Blu-ray Review – 68 Kill – IFC Midnight

68 Kill

Director: Trent Haage 
Screenplay: Trent Haage
Minutes: 92
Year: 2017
Score: 7.33
Release: IFC Midnight

My first experience with Matthew Gray Gubler was Wes Anderson’s Life Aquatic with Steve Zissou and since then he has reliably been one of my favorite characters on Criminal Minds. When I saw that he was making a movie called 68 Kill I knew that it was something that I would have to see. I did not know what to expect and it completely lived up to that.

Gubler stars as Chip, a septic technician who is existing more than he is living. Dr Spencer Reid would definitely call him the submissive in his relationship with Liza, AnnaLynne McCord (Day of the Dead, 90210, Excision) who plays a prostitute and affords the rent on their trailer through an affair with a sugar daddy. She learns that her john has $68,000 in cash to buy a car and decides that she and Chip will steal the cash and skip town. Chip soon learns that Liza is a little more sociopathic than he knew leading him on a bizarre couple of days filled with sex, drugs, murder, torture, and flip flops.
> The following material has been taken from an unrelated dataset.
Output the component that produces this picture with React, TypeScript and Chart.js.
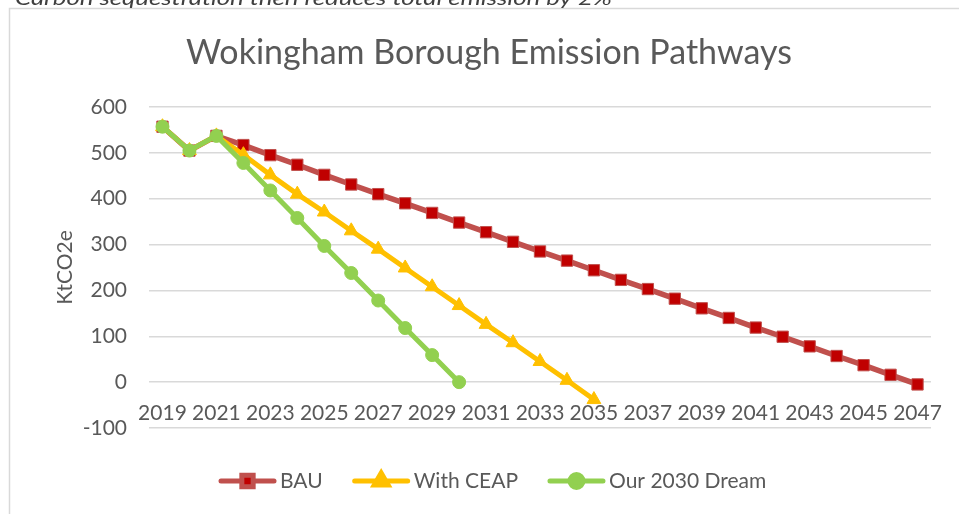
import React, { useEffect, useRef } from 'react';
import { Chart, registerables } from 'chart.js';
import { drawPoint } from 'chart.js/helpers';

Chart.register(...registerables);

const YEARS = [
  '2019', '2020', '2021', '2022', '2023', '2024', '2025', '2026', '2027', '2028',
  '2029', '2030', '2031', '2032', '2033', '2034', '2035', '2036', '2037', '2038',
  '2039', '2040', '2041', '2042', '2043', '2044', '2045', '2046', '2047',
];
const BAU = [
  557, 505, 537, 517, 495, 474, 452, 431, 410, 390,
  369, 348, 327, 306, 285, 265, 244, 223, 203, 182,
  161, 140, 119, 99, 78, 57, 37, 16, -5,
];
const WITH_CEAP = [
  557, 505, 537, 496, 452, 410, 371, 330, 290, 249,
  208, 167, 126, 86, 45, 4, -38,
];
const OUR_2030_DREAM = [557, 505, 537, 478, 418, 358, 297, 238, 178, 118, 59, 0];

const SERIES_NAMES = ['BAU', 'With CEAP', 'Our 2030 Dream'];
const TITLE = 'Wokingham Borough Emission Pathways';
const Y_TITLE = 'KtCO2e';
const CAPTION = 'Carbon sequestration then reduces total emission by 2%';
const Y_MIN = -100;
const Y_MAX = 600;
const Y_STEP = 100;

const FONT = 'Lato';
const TEXT_COLOR = '#595959';

const decorPlugin = {
  id: 'decor',
  beforeDraw(chart: any) {
    const ctx = chart.ctx;
    ctx.save();
    // frame
    ctx.strokeStyle = '#d9d9d9';
    ctx.lineWidth = 1.5;
    ctx.strokeRect(9.5, 8.5, 1000, 600);
    // caption (cut off at top)
    ctx.font = `italic 20px ${FONT}`;
    ctx.fillStyle = '#404040';
    ctx.textBaseline = 'alphabetic';
    const w = ctx.measureText(CAPTION).width;
    ctx.translate(15, 5);
    ctx.scale(597 / w, 1);
    ctx.fillText(CAPTION, 0, 0);
    ctx.restore();
    // title
    ctx.save();
    ctx.font = `34px ${FONT}`;
    ctx.fillStyle = TEXT_COLOR;
    ctx.textAlign = 'center';
    ctx.textBaseline = 'alphabetic';
    ctx.fillText(TITLE, 489, 64);
    ctx.restore();
  },
  afterDraw(chart: any) {
    const ctx = chart.ctx;
    ctx.save();
    const y = 481;
    let x = 219;
    ctx.font = `21px ${FONT}`;
    chart.data.datasets.forEach((ds: any) => {
      ctx.strokeStyle = ds.borderColor;
      ctx.lineWidth = 5;
      ctx.lineCap = 'round';
      ctx.beginPath();
      ctx.moveTo(x + 2, y);
      ctx.lineTo(x + 55, y);
      ctx.stroke();
      ctx.lineCap = 'butt';
      ctx.fillStyle = ds.pointBackgroundColor;
      ctx.strokeStyle = ds.pointBorderColor;
      drawPoint(ctx, {
        pointStyle: ds.pointStyle,
        rotation: 0,
        radius: ds.pointRadius,
        borderWidth: ds.pointBorderWidth,
      }, x + 28.5, y);
      ctx.fillStyle = TEXT_COLOR;
      ctx.textBaseline = 'middle';
      ctx.textAlign = 'left';
      ctx.fillText(ds.label, x + 61, y);
      x += 61 + ctx.measureText(ds.label).width + 30;
    });
    ctx.restore();
  },
};

export default function App() {
  const ref = useRef<HTMLCanvasElement | null>(null);

  useEffect(() => {
    document.body.style.margin = '0';
    document.body.style.overflow = 'hidden';
    const canvas = ref.current;
    if (!canvas) return;
    const chart = new Chart(canvas, {
      type: 'line',
      data: {
        labels: YEARS,
        datasets: [
          {
            label: SERIES_NAMES[0],
            data: BAU,
            borderColor: '#C0504D',
            borderWidth: 5.5,
            pointStyle: 'rect',
            pointRadius: 8,
            pointBackgroundColor: '#C00000',
            pointBorderColor: '#C0504D',
            pointBorderWidth: 1,
            tension: 0,
            order: 3,
          },
          {
            label: SERIES_NAMES[1],
            data: WITH_CEAP,
            borderColor: '#FFC000',
            borderWidth: 5,
            pointStyle: 'triangle',
            pointRadius: 8,
            pointBackgroundColor: '#FFC000',
            pointBorderColor: '#FFC000',
            pointBorderWidth: 1,
            tension: 0,
            order: 2,
          },
          {
            label: SERIES_NAMES[2],
            data: OUR_2030_DREAM,
            borderColor: '#92D050',
            borderWidth: 5,
            pointStyle: 'circle',
            pointRadius: 6.5,
            pointBackgroundColor: '#92D050',
            pointBorderColor: '#92D050',
            pointBorderWidth: 1,
            tension: 0,
            order: 1,
          },
        ],
      },
      options: {
        animation: false,
        responsive: false,
        devicePixelRatio: 1,
        layout: { padding: { left: 0, right: 49, top: 107, bottom: 86 } },
        plugins: {
          legend: { display: false },
          tooltip: { enabled: false },
          title: { display: false },
        },
        scales: {
          x: {
            type: 'category',
            position: { y: 0 } as any,
            offset: true,
            grid: { display: false, drawTicks: false },
            border: { display: false },
            ticks: {
              autoSkip: false,
              maxRotation: 0,
              minRotation: 0,
              padding: 18,
              color: TEXT_COLOR,
              font: { family: FONT, size: 21 },
              callback: (_v: any, i: number) => (i % 2 === 0 ? YEARS[i] : ''),
            },
          },
          y: {
            min: Y_MIN,
            max: Y_MAX,
            afterFit: (scale: any) => { scale.width = 149; },
            grid: { color: '#d9d9d9', lineWidth: 1.5, drawTicks: false },
            border: { display: false },
            ticks: {
              stepSize: Y_STEP,
              padding: 22,
              color: TEXT_COLOR,
              font: { family: FONT, size: 21 },
            },
            title: {
              display: true,
              text: Y_TITLE,
              color: TEXT_COLOR,
              font: { family: FONT, size: 21, weight: 'normal' },
              padding: { top: 53, bottom: 0 },
            },
          },
        },
      },
      plugins: [decorPlugin],
    });
    return () => chart.destroy();
  }, []);

  return (
    <div style={{ position: 'fixed', left: 0, top: 0, width: 959, height: 514, overflow: 'hidden', background: '#fff' }}>
      <canvas ref={ref} width={980} height={514} style={{ display: 'block', width: 980, height: 514 }} />
    </div>
  );
}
Without going very far it must be stated in advance that 68 Kill is an exploitation/cult film and should be treated as such. If you are looking for a polished Hollywood suspense film then you are in the wrong place. The film is wildly violent, sexualized, and overacted and some viewers will be turned off. That is okay.

My foray into exploitation, and cult, films is rather new. I have watched horror flicks throughout my whole life so I have been walking a fine line, but after spending a few years studying high art films it is nice to take a break with some good old fashioned sleaze. The production quality of 68 Kill is high enough that it skirts that line but that makes it a good way to introduce viewers to a different world of horror or genre films.

But, the opening shot of the film is, perhaps, one of my favorite openers I have seen. It is both mesmerizing and a perfect representation of the film itself. Like an avant-garde painter illustrating the moral of the story and then having them tell the whole story of how they arrived at that single theme.

Gubler’s performance, as well as McCord’s, can, at times, feel derivative of other performances of theirs. Chip is a naïve version of Reid, a moral and innocent man. McCord acts like her 90210 character completely breaks from reality and become a sociopath. This works to connect viewers to a different type of genre, but your expectations will quickly fracture and you will either keep going on this crazy trip, or you will turn it off losing a connection to these actors (your problem, not theirs).

The movie will not let you down as long as you have an inkling of what you are in for. It is violent, gory, gross, and sexy at the same time. I took an issue with some of the dialogue but it completely works for the style of the film. I want to say this movie is for everyone but I cannot. It is a wicked women exploitation flick which is over the top but strangely moralistic. If you do like it then you may be ready to enter a whole new world of underground film.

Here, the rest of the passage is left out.